Sevgili futbol severler, maçlar oynanır ve sonrasında da birileri gülerken birileri de ağlarlar. Doğanın dengesinde vardır bu. Akacak su mutlaka bir şekilde yolunu bulur…

Şunu demeye getiriyorum; bu aralar yine Trabzonspor üzerinde sinsi bir oyun peydahlanmakta olup, uygun bir anı kollayıp bu oyunu gösterime sunmak isteyenler var ne yazık ki!

İşte bu noktadan hareketle herkesin sağduyulu hareket etmesi elzem olacaktır. Haklıyken haksız duruma düşmeden, geçmişin acılarını da unutmadan geleceğe öyle sarılmak gerekir bu günlerde. Geçmişin izlerine takılmak yarınların da elden kaybolmasına neden olabilir.
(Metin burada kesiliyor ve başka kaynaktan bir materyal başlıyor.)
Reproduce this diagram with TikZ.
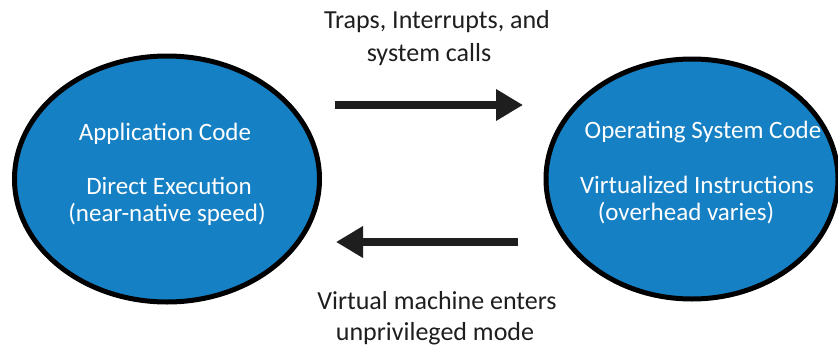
\documentclass[tikz,border=0pt]{standalone}
\usepackage{fontspec}
\setmainfont{Carlito}
\usetikzlibrary{shapes.geometric,arrows.meta}
\definecolor{vmblue}{HTML}{1680C4}
\definecolor{txt}{HTML}{1E1E1E}
\begin{document}
\begin{tikzpicture}[x=1pt,y=-1pt,
  blob/.style={ellipse,draw=black,line width=5pt,fill=vmblue,inner sep=0pt},
  intext/.style={text=white,font=\fontsize{25}{30}\selectfont,inner sep=0pt},
  lbl/.style={text=txt,font=\fontsize{26}{30}\selectfont,inner sep=0pt},
  bigarrow/.style={line width=8pt,draw=txt,-{Triangle[length=27pt,width=30pt]}}]
\useasboundingbox (0,0) rectangle (838,359);
\clip (0,0) rectangle (838,359);
% ellipses
\node[blob,minimum width=305pt,minimum height=246pt] (app) at (167,179) {};
\node[blob,minimum width=292pt,minimum height=240pt] (os) at (692,179) {};
% ellipse texts
\node[intext] (appT) at (165,134) {Application Code};
\node[intext] (appD) at (169,186) {Direct Execution};
\node[intext] (appN) at (167,214) {(near-native speed)};
\node[intext] (osT) at (703,132) {Operating System Code};
\node[intext] (osV) at (697,185) {Virtualized Instructions};
\node[intext] (osO) at (686,213) {(overhead varies)};
% labels
\node[lbl] (trap1) at (437,22) {Traps, Interrupts, and};
\node[lbl] (trap2) at (429,55) {system calls};
\node[lbl] (vm1) at (437,301) {Virtual machine enters};
\node[lbl] (vm2) at (435,334) {unprivileged mode};
% arrows
\coordinate (a1) at (335,105);
\coordinate (a2) at (523,105);
\coordinate (b1) at (518,242);
\coordinate (b2) at (336,242);
\draw[bigarrow] (a1) -- (a2);
\draw[bigarrow] (b1) -- (b2);
\end{tikzpicture}
\end{document}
Fenerbahçe kulübüne yapılan saldırıyı ben inanıyorum ki hiç Trabzonsporlu taraftar tasvip etmemiştir. Özellikle Trabzonspor camiasını olayların içine çekmek isteyenlerin oyunu ve dolduruşuna hiçbir Trabzonspor taraftarının meyletmeyeceğini de özellikle  düşünüyorum.

Şehirleri birbirine düşürmek isteyenlerin bu oyununu yine aklı - selim Trabzonsporlu taraftarların sağduyulu duruşları bozacaktır.

Hem bu ülkede, ‘’ kişilerle kurumların yaptıklarını bir tutamayız ‘’ diyen bir siyasi iktidarın söylemiyle Trabzonspor haklıyken haksız, kazanırken mağlup duruma düşürülmedi mi?

Trabzonspor camiası her şeye rağmen aradığı adaletin tecellisi için mücadelesini kendisine yakışan yollarla sürdürmektedir.
Oyuna gelmeden, kırıp dökmeden, taş atmadan…

Bir dipnot: Medyada yine Galatasaray’ın Trabzonspor’dan bir oyuncuyu renklerine katacağı dillenmekte olup; bu oyuncunun Recep Onur Kıvrak olduğu deşifre olduğu yansıdı gazete haberlerine.

El insaf,  ey Galatasaray diyorum yani…

Trabzonspor’un her şeyine göz dikmeni anladım da, Onur’una nasıl göz diktin işte bunu anlayamadım, anlayamadığım gibide senin büyüklüğüne bir türlü yakıştıramadım!